Par exemple, dans nos cabinets, nous recevons régulièrement des patientes qui acceptent de se faire insulter ou rabaisser par leur conjoint. Elles en parlent en thérapie, s’insurgent même parfois de ce comportement qu’elles peuvent même qualifier d’insupportable et pourtant elles restent…Elles intègrent complètement le rôle de victime et y trouve assez de bénéfices secondaires inconscient pour ne pas avoir envie de changer la situation La relation est alors exclusivement persécuteur- victime. Et un jour, elles peuvent décider de réagir. Elles se transforment alors la plupart du temps en persécuteur et l’homme peut alors prendre le rôle de victime (ne me quitte pas, je ne suis rien sans toi, je vais changer, excuse moi…).
Pour avoir des relations saines avec quelqu’un, l’objectif est de ne pas utiliser ce mode de communication mais ce n’est pas facile ! En effet, il y a quand même des avantages importants à jouer :
- Cela donne des sensations fortes !
- C’est un processus inconscient : on a l’habitude de communiquer ainsi, on ne s’en rend pas compte, le véritable besoin que l’on aimerait exprimer n’est souvent pas conscientisé, on sent que quelque chose ne va pas et c’est souvent la manière qu’on a appris pour régler ces sensations
- Cela peut nous permettre d’exprimer des émotions (de la colère par exemple) qui sont contenues sinon
- Cela remplit beaucoup notre jauge d’unités de communication
- Cela permet d’entretenir des relations passionnelles : je t’aime, moi non plus, on se hurle dessus et on se réconcilie sur l’oreiller !

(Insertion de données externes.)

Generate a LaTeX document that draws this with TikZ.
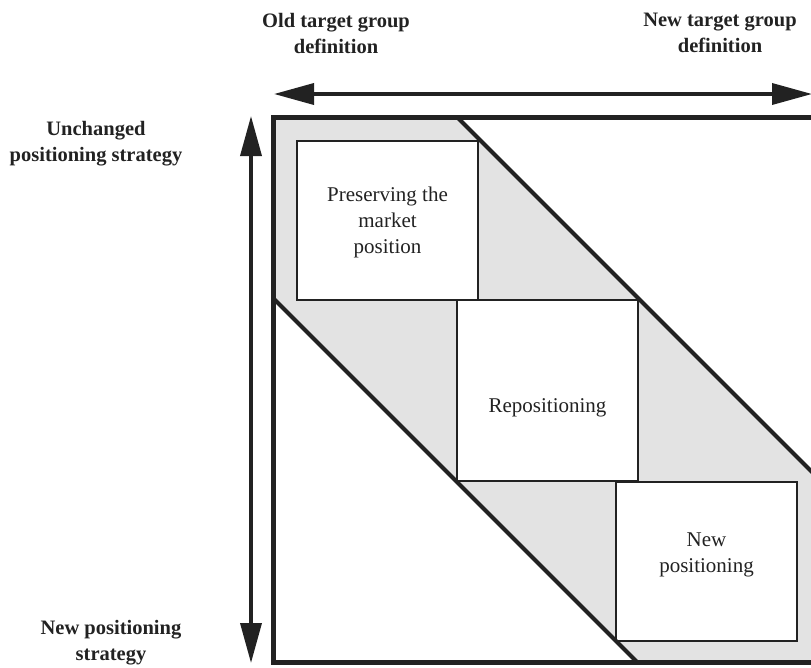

- Cela nous permet de ne pas dévoiler nos émotions ou besoins profonds et à travers cela de ne pas se sentir vulnérable
- Cela peut être l’unique mode de conversation avec certaines personnes : arrêter de jouer signifie donc revoir en profondeur ces relations voire même prendre le risque de les rompre.

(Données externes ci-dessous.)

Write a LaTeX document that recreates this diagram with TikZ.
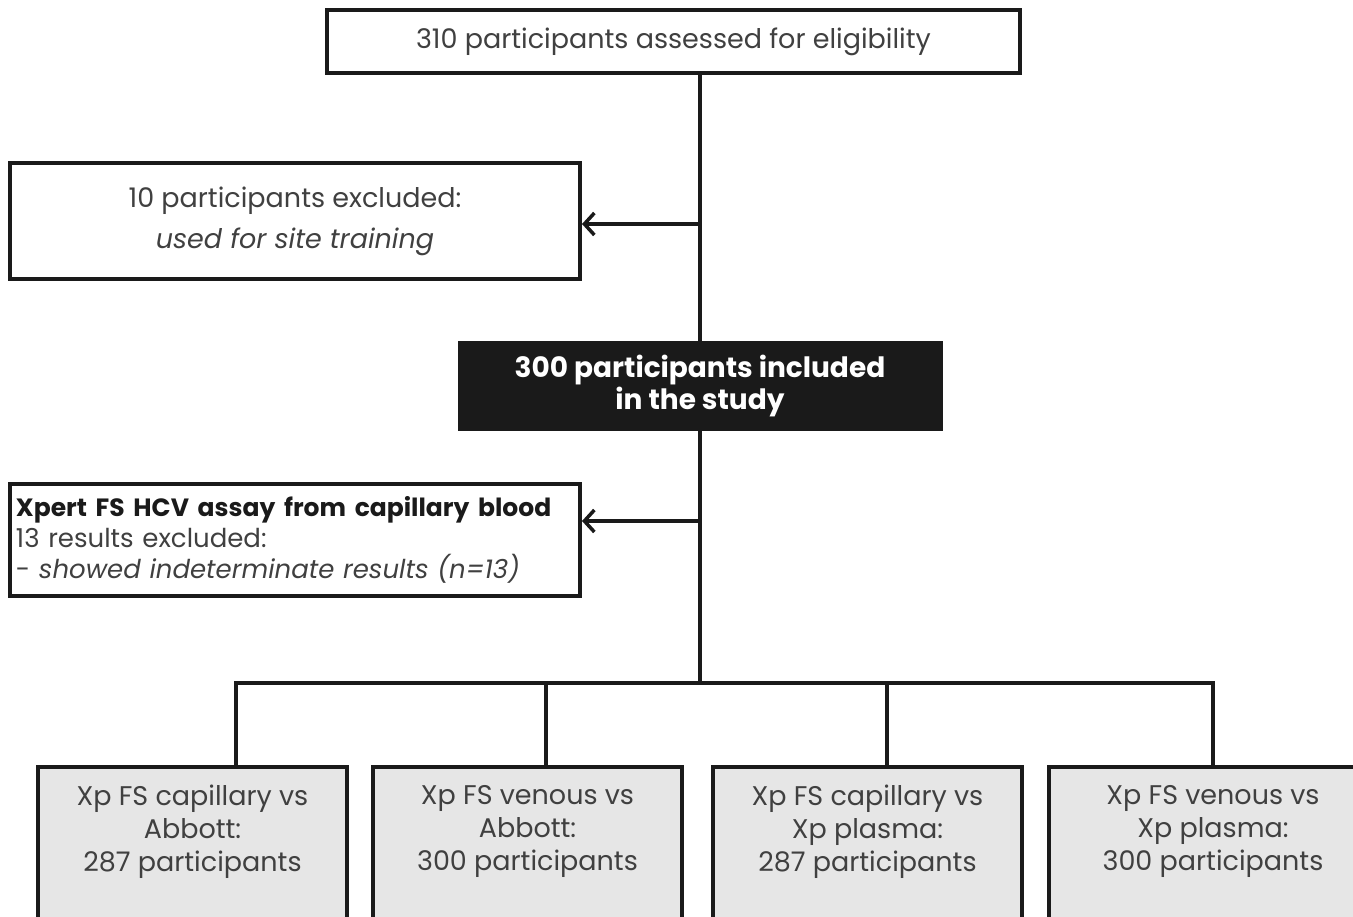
\documentclass[tikz,border=0pt]{standalone}
\usepackage{fontspec}
\setmainfont{Poppins}
\usetikzlibrary{positioning,arrows.meta}
\definecolor{txtgray}{HTML}{404040}
\definecolor{boxgray}{HTML}{E6E6E6}
\definecolor{linecol}{HTML}{1A1A1A}
\newcommand{\cmptext}[1]{\parbox[t][170pt][t]{300pt}{\centering #1}}

\begin{document}
\begin{tikzpicture}[x=1pt,y=-1pt,line width=4pt,
  >={Straight Barb[length=10pt,width=22pt,line width=3.5pt]},
  box/.style={draw=linecol,fill=white,text=txtgray,align=center,
    font=\fontsize{27}{33}\selectfont},
  cmpbox/.style={box,fill=boxgray,anchor=north,inner xsep=4pt,inner ysep=18pt}]
  \path[use as bounding box,clip] (0,0) rectangle (1353,917);
  % top and exclusion boxes
  \node[box,minimum width=693,minimum height=63] (elig) at (673.5,41.5)
    {310 participants assessed for eligibility};
  \node[box,minimum width=570,minimum height=116,font=\fontsize{27}{41}\selectfont] (excl1) at (295,221)
    {10 participants excluded:\\\textit{used for site training}};
  \node[box,fill=linecol,text=white,minimum width=481,minimum height=86,font=\fontsize{28}{32}\selectfont\bfseries] (incl) at (700,386)
    {300 participants included\\in the study};
  \node[box,minimum width=570,minimum height=112,align=left,text width=558,inner xsep=6pt,font=\fontsize{26}{31}\selectfont] (excl2) at (295,540)
    {{\fontsize{25}{31}\selectfont\bfseries\color{linecol}Xpert FS HCV assay from capillary blood}\\13 results excluded:\\- \textit{showed indeterminate results (n=13)}};
  % comparison boxes
  \node[cmpbox,minimum width=309] (cmp1) at (192.5,765) {\cmptext{Xp FS capillary vs\\Abbott:\\287 participants}};
  \node[cmpbox,minimum width=309] (cmp2) at (527.5,765) {\cmptext{Xp FS venous vs\\Abbott:\\300 participants}};
  \node[cmpbox,minimum width=309] (cmp3) at (867.5,765) {\cmptext{Xp FS capillary vs\\Xp plasma:\\287 participants}};
  \node[cmpbox,minimum width=328] (cmp4) at (1213,765) {\cmptext{Xp FS venous vs\\Xp plasma:\\300 participants}};
  % trunk and side arrows
  \coordinate (j1) at (700,224);
  \coordinate (j2) at (700,521);
  \coordinate (fork) at (700,683);
  \draw[linecol] (elig.south -| incl) -- (incl.north);
  \draw[linecol] (incl.south) -- (fork);
  \draw[linecol,->] (j1) -- (j1 -| excl1.east);
  \draw[linecol,->] (j2) -- (j2 -| excl2.east);
  % branches
  \coordinate (d1) at (236,683);
  \coordinate (d2) at (546,683);
  \coordinate (d3) at (887,683);
  \coordinate (d4) at (1213,683);
  \draw[linecol] (d1 |- cmp1.north) -- (d1) -- (d4) -- (d4 |- cmp4.north);
  \draw[linecol] (d2) -- (d2 |- cmp2.north);
  \draw[linecol] (d3) -- (d3 |- cmp3.north);
\end{tikzpicture}
\end{document}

Si vous êtes prêts à diminuer ces conversations toxiques, voici quelques règles et astuces
- Un jeu qui démarre va jusqu’au bout ! on ne peut pas arrêter un jeu, s’il commence, on ira jusqu’aux sentiments indésirables.. si on veut les éviter, il faut donc ne pas rentrer dans le jeu.
- On joue à 2 : on ne peut pas jouer tout seul…il y a celui qui lance l’appât et celui qui le reçoit qui décide de réagir : les deux sont aussi responsables l’un que l’autre de jouer.

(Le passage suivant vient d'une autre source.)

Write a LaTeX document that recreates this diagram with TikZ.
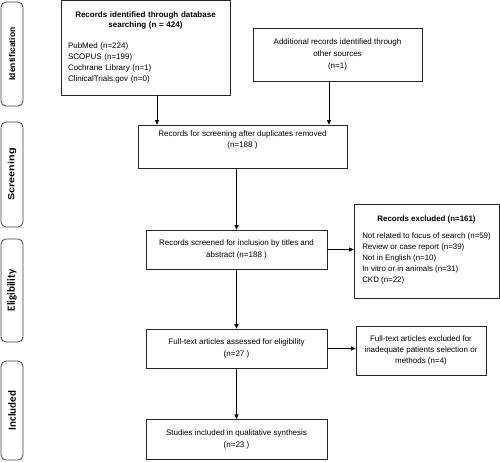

- Si on ne veut pas rentrer dans un jeu, il faut donc retenir ses appâts et ne pas se transformer en victime, persécuteur sauveur lorsque l’on en reçoit un
- Lorsque l’on a envie d’envoyer un scud à quelqu’un, il faudrait alors se demander ce qu’on aimerait vraiment lui dire si nous n’avions aucun frein
- Lorsque l’on reçoit un appât, il faudrait réussir à ne pas être trop ébranlé pour pouvoir répondre de manière très factuelle ou au contraire exprimer ce que l’on ressent pour ne pas lancer le jeu.
Bien entendu, ce n’est pas simple et la plupart du temps, on ne réussit pas à éviter les jeux au départ.
On commence d’abord par les identifier après coup : cela peut déjà permettre d’atténuer la sensation de mal-être qui suit. On sait ce qui s’est passé et on comprend un peu mieux ce que l’on ressent. On peut aussi plus facilement intégrer que l’autre ressent la même chose et que nous sommes co-responsables de cette situation et donc diminuer potentiellement la rancœur que l’on peut ressentir vis à vis de notre interlocuteur.
On s’en rend compte ensuite de plus en plus tôt au cours du jeu et cette prise de conscience peut être l’élément qui va arrêter le jeu en cours.
Puis on réussit à l’identifier juste avant de démarrer : l’étape suivante est donc de réussir à ne plus rentrer dans le jeu. Une psychothérapie peut alors vraiment vous aider à identifier vos besoins et les exprimer plus facilement, développer la confiance en vous nécessaire pour aborder tous les sujets sans avoir peur d’être rejeté ou jugé et enfin faciliter la verbalisation de vos ressentis pour mieux répondre aux appâts sans commencer un jeu.